Chanute had been hastily built outside of Rantoul in 1917, just months after the United States entered World War I. It not only generated construction jobs and jolted the local economy but also created a minor tourism boon as people drove their carriages or automobiles to the army base to watch daring airmen fly the primitive and often unreliable airplanes.

But when the war ended in November 1918, Chanute’s future was unsettled. Many of the young pilots returned to civilian life, such as Lt. D.L. Behncke who continued flying, but in less exciting style. In June 1919, he took part in a promotion dubbed the “aeroplane express service,” delivering men’s clothes from Chicago to the Jos. Kuhn & Co. store in Champaign. He landed his Curtiss biplane, the Society Brand I, in a field south of the Champaign Country Club.

Chanute’s post-war future at first seemed safe. A March 1919 story in the Champaign Daily News quoted Rantoul banker William Wheat — who later would become a congressman representing Rantoul and Chanute — saying that he was confident the base would become permanent.

“Mr. Wheat writes that the plans have been formulated for making the air services a separate branch of the United States army and that the bill in regard to this has been passed (in) the Senate, being one of the riders of the appropriation bill,” the News reported. “It is now in the hands of the committee before going to the President and there is little doubt that it will be passed.”

But by August 1919, Chanute’s future had dimmed. On Aug. 11, the News reported that “orders which practically closed Chanute aviation field” had been received, transferring 339 men to a California base. That left fewer than 400 men at Chanute “and it is understood here that other transfers will cut the force to four men, one non-commissioned officer and three privates.”

A week later there was more bad news.

“What would seem to be further evidence that Chanute field was to be shuffled into the discard came on Monday when the government ordered that all civilian employees be discharged here by November 1,” said the News.

By November, those early predictions had come true.

“Changing the status of Chanute field from a flying school to a temporary storage department sending 205 officers and men to Kelly Field, San Antonio, Texas,” was announced by the Army on Nov. 18, 1919. That left just eight men stationed at Chanute through the winter.

“Whether the order was permanent officers could not say,” the News said. “The force at the field has never been below 100 men.”

But a month later, Congress approved legislation appropriating millions of dollars for land purchases and operations, including more than $200,000 for Chanute.

In the meantime, the base became known nationally for all sorts of stunt flying and parachuting, as well as for frequent fatal air crashes.
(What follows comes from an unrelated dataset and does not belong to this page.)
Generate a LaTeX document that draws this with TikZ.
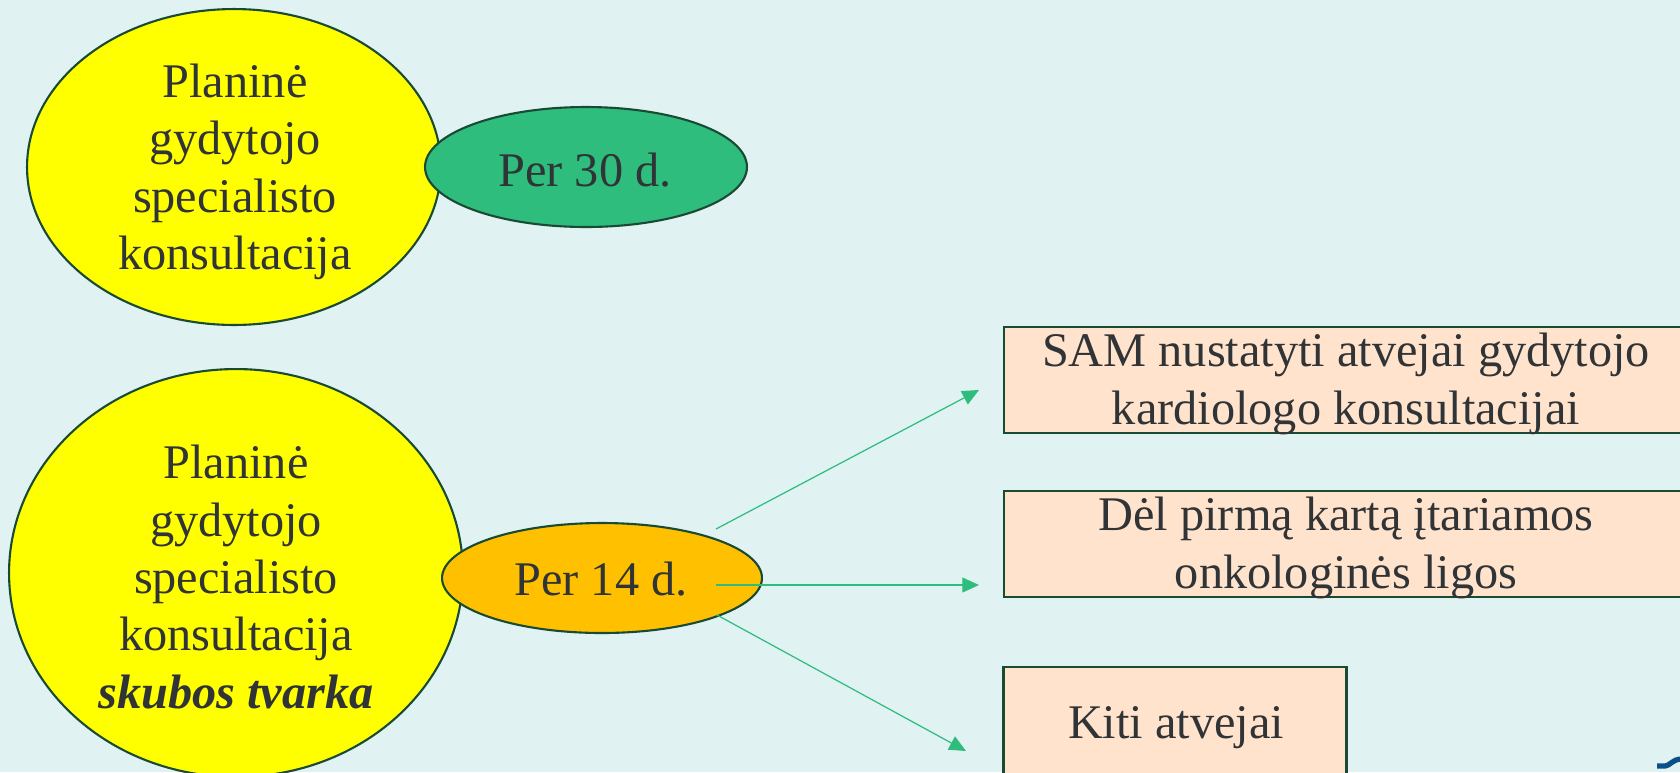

In March 1921, Lt. Arthur Hamilton set a new world’s record for parachute jumping when he leaped from the cockpit of an airplane 24,400 feet above the Champaign County soil.

“He said after landing that he had just enough strength to pull the cord releasing the chute,” The New York Times reported. “There was little wind when he jumped and indications were he would light in the center of Chanute Field.
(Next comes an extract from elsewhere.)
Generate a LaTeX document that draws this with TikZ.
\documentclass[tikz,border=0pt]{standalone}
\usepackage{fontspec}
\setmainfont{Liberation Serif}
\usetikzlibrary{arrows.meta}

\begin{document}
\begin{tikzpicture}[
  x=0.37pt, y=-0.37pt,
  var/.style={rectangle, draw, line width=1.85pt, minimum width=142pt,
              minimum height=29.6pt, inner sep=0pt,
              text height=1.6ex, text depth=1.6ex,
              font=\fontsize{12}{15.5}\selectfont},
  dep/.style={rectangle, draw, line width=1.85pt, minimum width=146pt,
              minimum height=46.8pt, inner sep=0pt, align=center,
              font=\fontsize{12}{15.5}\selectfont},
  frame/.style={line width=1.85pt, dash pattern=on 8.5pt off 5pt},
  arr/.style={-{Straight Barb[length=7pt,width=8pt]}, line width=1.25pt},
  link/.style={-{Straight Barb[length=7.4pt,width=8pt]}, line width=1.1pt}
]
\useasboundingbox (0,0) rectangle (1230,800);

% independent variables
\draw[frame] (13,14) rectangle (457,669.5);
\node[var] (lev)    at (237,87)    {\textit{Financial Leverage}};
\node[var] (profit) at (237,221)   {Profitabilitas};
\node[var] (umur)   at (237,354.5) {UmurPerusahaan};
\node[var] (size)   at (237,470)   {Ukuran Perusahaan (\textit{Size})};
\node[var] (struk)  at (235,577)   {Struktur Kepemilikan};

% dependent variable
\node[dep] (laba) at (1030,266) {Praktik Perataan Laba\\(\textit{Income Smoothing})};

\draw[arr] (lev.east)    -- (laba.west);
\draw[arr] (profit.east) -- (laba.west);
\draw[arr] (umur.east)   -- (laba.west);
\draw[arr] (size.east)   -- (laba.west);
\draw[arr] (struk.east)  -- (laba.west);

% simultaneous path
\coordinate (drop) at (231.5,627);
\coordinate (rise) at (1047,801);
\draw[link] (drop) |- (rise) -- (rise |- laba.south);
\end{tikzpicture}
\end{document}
“About 1,300 feet up he stuck a strong air current which carried him beyond the field and eight miles north of Rantoul.”

Later that year, a dog reportedly dropped by parachute about 1,500 feet above Chanute.
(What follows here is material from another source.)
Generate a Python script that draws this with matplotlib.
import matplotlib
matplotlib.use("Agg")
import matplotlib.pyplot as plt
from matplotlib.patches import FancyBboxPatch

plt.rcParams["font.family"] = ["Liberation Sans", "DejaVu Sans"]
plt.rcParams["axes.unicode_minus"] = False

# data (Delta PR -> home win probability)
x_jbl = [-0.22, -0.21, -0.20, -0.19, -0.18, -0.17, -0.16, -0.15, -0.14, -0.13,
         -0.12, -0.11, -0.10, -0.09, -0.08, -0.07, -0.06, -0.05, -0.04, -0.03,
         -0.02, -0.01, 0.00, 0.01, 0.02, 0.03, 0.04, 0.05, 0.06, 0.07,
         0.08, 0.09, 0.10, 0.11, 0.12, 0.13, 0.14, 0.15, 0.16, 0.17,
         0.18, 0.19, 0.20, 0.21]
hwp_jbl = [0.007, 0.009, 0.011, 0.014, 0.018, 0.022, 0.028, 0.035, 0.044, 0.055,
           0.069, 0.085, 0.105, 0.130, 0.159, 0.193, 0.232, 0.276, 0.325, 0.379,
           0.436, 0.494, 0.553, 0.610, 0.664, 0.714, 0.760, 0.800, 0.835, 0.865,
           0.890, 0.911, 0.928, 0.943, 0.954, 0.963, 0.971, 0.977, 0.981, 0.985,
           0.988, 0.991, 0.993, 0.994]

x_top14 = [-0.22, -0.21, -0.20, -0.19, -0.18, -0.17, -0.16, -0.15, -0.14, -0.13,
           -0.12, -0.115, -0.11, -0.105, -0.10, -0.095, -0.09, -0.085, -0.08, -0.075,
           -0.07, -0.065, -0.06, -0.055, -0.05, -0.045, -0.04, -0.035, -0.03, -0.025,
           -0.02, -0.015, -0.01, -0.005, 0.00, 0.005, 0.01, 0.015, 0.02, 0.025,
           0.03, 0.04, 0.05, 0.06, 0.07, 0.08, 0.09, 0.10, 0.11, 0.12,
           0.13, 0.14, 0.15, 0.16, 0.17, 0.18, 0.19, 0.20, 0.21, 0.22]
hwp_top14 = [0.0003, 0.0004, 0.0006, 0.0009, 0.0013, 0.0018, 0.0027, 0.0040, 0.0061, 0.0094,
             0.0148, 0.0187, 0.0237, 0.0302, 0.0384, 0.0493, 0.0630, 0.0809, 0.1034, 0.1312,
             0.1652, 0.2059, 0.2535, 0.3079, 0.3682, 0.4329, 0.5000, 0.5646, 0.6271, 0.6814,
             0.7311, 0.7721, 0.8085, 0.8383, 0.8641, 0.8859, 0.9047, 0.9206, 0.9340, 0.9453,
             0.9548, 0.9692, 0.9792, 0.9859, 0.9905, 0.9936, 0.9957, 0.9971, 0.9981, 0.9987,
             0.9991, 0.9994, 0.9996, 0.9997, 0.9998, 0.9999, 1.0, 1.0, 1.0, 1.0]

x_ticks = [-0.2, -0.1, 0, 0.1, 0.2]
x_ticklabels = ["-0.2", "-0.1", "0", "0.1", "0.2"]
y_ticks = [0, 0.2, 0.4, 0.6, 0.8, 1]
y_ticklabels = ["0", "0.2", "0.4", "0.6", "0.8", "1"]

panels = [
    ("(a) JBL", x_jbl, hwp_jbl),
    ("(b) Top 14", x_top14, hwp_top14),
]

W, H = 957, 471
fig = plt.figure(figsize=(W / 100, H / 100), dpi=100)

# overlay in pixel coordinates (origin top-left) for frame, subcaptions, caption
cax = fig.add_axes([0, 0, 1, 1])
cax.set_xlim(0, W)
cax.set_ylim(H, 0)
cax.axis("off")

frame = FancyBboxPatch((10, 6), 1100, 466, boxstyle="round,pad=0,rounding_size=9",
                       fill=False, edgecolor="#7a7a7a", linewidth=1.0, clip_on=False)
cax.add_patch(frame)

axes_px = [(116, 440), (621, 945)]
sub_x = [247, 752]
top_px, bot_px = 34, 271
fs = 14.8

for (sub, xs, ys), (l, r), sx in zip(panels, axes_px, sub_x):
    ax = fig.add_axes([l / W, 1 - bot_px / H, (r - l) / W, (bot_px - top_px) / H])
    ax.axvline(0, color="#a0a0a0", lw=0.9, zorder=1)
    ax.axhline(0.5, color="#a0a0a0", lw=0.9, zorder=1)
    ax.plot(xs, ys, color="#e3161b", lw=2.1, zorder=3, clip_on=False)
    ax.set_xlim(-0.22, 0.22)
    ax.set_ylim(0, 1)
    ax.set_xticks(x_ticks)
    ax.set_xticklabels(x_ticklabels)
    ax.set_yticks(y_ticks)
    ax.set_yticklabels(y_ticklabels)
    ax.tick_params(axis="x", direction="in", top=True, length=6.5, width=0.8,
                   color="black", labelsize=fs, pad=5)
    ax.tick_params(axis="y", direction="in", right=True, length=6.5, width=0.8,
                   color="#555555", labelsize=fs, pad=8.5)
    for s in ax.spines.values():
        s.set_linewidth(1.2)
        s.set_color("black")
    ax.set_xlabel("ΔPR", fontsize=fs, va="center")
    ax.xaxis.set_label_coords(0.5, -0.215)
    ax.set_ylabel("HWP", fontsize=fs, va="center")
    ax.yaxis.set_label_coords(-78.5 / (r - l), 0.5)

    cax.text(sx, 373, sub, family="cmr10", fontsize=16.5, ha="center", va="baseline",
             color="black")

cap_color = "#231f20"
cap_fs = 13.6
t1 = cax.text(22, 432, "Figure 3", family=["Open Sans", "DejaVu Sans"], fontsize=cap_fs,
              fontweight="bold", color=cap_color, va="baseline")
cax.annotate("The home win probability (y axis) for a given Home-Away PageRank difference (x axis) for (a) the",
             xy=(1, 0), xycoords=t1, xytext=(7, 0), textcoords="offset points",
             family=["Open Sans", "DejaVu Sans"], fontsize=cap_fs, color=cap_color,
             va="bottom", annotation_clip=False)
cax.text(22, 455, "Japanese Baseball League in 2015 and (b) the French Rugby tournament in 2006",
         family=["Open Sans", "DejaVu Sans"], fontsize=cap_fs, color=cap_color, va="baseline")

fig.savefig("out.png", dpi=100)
“When ‘Bing’ landed he worked himself free from his harness, overcame another dog set to prevent his onward journey and ran to headquarters with a message carried in a pouch suspended from his neck. The performance was to show the practicability of using dogs to carry messages when an airplane is unable to land.”

In 1928, Chanute set another world’s record when 10 parachute jumpers leapt from a 16-passenger Ford airplane.

“Perfect flying conditions greeted the rookies and all of them floated to safe landings on Chanute Field after their jumps from the giant plane as it roared across the airport at nearly 100 miles an hour,” said an Associated Press story. “The multiple jump, in addition to making a new record, was planned to indicate how quickly passengers could clear a plane in safety in case of an accident in the air.”

After dodging a bullet in 1919, the 1920s turned out to be a good decade for Chanute. More hangars were built, courses were added and the loss of personnel was reversed.

The 1930s would bring more threats to Chanute’s existence, although the one-time tourist attraction would survive until 1993.